Identify, in the records below, every line where the string "that" appears, and copy each such line.

- _Input for this task_
━━━━━━

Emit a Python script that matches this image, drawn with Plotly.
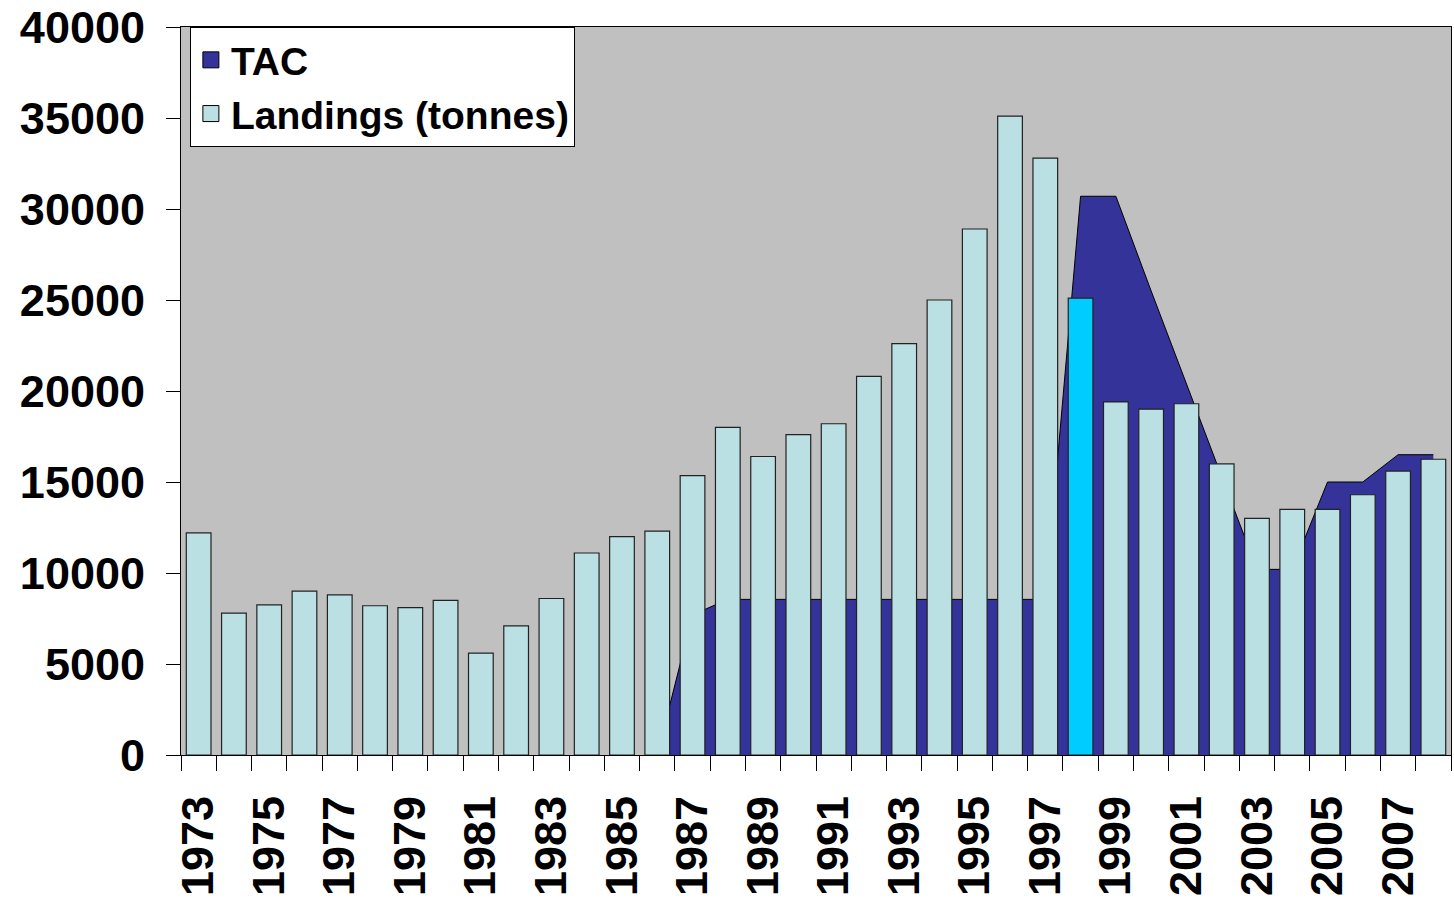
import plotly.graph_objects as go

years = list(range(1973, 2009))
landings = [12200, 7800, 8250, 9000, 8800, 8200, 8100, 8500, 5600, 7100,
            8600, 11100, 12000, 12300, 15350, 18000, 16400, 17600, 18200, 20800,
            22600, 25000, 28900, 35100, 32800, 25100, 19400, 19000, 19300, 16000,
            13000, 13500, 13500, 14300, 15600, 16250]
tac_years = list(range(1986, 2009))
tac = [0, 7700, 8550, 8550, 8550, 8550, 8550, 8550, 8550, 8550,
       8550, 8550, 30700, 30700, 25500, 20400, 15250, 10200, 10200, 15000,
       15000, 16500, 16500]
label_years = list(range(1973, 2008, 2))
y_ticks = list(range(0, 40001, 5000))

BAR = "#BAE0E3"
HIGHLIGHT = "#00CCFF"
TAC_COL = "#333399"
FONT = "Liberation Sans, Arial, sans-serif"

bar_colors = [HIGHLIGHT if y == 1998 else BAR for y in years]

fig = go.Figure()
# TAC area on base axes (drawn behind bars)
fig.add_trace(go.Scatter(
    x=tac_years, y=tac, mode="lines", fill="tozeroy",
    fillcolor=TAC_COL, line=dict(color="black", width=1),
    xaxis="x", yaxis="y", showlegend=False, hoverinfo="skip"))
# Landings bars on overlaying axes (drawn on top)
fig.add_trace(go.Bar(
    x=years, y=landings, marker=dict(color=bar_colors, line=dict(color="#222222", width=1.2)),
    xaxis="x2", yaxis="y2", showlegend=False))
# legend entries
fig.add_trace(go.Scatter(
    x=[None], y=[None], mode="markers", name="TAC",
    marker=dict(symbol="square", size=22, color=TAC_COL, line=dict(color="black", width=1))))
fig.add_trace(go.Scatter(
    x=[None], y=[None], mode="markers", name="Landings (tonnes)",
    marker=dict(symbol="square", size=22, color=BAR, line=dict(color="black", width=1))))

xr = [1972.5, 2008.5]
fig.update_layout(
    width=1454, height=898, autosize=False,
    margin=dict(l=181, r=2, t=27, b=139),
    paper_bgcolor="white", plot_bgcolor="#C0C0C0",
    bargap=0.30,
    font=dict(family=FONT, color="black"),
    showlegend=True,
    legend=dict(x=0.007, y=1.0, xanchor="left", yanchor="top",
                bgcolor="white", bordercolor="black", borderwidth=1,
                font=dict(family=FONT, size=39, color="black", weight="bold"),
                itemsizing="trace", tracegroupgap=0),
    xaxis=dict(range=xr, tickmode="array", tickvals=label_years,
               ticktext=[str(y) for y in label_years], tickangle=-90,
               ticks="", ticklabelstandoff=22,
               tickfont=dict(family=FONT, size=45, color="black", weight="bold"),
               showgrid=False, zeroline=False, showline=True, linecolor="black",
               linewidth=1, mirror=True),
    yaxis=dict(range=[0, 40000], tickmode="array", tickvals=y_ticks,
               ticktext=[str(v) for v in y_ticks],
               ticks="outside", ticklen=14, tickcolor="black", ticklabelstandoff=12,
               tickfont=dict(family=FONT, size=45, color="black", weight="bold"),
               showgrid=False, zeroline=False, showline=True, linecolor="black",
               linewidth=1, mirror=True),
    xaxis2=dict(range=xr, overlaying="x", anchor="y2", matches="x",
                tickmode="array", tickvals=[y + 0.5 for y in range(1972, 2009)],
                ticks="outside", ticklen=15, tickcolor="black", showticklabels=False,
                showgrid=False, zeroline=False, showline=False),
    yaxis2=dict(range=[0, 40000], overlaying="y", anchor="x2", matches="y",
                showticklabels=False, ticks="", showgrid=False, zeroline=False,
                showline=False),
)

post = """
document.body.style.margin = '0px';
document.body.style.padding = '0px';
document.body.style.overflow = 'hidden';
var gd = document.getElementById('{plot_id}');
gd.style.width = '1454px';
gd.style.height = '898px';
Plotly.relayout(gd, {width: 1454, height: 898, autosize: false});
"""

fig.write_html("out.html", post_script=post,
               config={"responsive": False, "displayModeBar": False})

━━━━━━

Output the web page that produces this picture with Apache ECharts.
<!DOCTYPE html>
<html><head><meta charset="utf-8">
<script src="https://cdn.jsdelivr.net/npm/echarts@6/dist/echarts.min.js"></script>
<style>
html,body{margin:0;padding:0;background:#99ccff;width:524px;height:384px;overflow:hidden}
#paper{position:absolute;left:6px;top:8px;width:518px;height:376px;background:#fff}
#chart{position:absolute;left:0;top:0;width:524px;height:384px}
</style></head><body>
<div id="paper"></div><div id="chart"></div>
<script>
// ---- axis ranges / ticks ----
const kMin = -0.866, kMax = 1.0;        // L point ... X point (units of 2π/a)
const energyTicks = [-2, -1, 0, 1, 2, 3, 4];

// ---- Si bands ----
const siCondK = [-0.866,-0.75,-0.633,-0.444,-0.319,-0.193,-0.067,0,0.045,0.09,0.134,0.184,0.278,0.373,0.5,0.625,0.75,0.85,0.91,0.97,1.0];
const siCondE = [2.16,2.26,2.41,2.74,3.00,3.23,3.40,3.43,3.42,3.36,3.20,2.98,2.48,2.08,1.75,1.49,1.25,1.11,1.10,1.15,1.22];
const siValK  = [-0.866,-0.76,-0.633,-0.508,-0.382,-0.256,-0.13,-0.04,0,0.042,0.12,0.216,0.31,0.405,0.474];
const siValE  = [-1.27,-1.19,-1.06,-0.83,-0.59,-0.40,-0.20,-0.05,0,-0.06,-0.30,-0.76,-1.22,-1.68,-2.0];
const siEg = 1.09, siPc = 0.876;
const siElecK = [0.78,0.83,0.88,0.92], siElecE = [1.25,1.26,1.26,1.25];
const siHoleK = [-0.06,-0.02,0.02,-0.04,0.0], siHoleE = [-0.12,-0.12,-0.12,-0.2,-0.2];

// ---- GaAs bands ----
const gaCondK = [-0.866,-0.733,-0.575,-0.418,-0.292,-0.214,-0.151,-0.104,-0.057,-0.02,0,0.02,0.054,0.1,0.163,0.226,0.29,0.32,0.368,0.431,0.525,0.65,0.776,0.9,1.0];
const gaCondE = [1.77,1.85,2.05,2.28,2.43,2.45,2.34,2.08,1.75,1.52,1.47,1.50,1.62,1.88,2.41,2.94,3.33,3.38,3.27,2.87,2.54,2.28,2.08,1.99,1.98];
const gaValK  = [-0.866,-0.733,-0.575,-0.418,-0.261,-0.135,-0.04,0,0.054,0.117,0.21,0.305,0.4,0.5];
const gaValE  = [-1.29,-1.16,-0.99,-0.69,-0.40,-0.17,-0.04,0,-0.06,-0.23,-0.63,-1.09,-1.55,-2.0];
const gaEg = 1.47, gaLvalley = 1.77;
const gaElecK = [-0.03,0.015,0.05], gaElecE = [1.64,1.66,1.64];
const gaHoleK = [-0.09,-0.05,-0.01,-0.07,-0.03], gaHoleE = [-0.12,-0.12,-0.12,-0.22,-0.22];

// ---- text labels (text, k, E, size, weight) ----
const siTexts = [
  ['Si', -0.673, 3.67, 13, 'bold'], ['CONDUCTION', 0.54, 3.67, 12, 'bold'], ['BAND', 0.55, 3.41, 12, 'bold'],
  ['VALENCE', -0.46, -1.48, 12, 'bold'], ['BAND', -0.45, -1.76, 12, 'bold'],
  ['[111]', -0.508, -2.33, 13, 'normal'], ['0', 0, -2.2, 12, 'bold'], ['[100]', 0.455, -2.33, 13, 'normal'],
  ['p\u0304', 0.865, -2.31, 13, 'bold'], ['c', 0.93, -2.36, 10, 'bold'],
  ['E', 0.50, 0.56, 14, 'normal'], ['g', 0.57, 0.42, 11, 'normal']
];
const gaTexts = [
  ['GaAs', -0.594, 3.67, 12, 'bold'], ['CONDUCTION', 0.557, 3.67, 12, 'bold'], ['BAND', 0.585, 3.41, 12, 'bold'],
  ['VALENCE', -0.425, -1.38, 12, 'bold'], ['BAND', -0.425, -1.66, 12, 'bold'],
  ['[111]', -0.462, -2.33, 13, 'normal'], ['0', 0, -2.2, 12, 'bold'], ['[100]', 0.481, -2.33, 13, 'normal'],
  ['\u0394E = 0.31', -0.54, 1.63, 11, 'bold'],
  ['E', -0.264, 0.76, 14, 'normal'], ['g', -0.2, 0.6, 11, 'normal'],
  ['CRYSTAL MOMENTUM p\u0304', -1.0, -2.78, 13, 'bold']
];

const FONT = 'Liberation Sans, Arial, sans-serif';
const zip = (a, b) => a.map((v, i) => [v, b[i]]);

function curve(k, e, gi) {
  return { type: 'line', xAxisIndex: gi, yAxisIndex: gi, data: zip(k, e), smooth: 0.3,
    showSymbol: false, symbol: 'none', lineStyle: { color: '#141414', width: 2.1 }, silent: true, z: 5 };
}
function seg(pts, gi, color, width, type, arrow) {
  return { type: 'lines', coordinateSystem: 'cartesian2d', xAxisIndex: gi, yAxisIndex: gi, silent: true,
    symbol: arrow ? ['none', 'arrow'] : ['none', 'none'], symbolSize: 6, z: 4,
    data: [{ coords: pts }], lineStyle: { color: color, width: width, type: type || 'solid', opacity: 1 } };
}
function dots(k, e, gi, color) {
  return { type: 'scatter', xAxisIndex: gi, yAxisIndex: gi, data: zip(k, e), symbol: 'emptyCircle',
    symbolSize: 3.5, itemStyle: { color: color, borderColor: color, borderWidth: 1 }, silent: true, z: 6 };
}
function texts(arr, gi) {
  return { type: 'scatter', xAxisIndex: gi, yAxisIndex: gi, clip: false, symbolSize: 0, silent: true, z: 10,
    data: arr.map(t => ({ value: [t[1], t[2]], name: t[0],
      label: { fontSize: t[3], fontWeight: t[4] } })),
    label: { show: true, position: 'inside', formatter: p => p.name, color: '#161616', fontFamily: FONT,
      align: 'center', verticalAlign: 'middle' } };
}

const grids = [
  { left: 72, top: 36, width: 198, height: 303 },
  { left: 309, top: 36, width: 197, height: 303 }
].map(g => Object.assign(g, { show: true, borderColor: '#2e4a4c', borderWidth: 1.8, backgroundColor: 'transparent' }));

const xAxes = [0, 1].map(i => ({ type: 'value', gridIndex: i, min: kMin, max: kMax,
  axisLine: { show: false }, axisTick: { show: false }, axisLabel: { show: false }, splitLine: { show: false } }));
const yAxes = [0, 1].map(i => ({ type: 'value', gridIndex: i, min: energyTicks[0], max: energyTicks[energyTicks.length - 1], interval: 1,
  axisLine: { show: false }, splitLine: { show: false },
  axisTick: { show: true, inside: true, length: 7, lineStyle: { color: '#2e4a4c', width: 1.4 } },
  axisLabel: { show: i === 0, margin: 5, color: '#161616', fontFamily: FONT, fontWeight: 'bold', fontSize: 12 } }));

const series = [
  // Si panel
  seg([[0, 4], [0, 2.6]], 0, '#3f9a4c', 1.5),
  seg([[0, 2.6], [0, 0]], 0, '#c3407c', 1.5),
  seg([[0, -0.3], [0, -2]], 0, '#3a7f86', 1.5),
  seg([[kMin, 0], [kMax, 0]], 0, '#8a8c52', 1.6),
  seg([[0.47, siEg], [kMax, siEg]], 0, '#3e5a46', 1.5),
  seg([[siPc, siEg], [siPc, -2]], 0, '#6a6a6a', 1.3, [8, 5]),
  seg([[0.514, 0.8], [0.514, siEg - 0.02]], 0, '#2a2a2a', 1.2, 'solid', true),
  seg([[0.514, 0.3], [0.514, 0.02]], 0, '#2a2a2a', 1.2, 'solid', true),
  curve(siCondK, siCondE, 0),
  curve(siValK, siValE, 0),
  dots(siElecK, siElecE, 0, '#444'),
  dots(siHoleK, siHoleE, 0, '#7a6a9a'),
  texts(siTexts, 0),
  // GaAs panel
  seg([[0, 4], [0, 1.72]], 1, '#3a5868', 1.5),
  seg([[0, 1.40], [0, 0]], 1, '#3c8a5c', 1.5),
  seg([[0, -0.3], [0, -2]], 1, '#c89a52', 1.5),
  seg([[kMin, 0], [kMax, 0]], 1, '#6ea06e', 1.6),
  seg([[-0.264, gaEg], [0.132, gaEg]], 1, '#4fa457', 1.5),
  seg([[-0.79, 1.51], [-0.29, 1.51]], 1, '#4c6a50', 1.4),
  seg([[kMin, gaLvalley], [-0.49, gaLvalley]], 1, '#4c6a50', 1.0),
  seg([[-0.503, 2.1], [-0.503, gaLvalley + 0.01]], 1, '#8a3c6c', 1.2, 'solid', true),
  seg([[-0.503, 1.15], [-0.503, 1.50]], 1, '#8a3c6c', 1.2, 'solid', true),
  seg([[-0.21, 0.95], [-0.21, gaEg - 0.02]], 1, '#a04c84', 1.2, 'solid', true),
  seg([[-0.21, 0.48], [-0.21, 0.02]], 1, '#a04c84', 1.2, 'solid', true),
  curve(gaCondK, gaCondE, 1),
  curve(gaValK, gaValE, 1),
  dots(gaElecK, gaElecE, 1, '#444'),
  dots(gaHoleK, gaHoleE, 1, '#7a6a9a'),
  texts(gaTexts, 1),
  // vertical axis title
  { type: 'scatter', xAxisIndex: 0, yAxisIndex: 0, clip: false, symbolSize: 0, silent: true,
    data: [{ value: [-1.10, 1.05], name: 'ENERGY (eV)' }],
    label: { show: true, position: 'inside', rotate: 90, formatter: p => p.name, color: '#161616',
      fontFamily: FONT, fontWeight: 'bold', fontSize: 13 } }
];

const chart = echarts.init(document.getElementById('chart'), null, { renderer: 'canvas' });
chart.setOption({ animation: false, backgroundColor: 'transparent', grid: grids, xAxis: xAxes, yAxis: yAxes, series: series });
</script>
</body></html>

━━━━━━

- _Solution to this problem_
Emit a Python script that matches this image, drawn with Plotly.
Output the web page that produces this picture with Apache ECharts.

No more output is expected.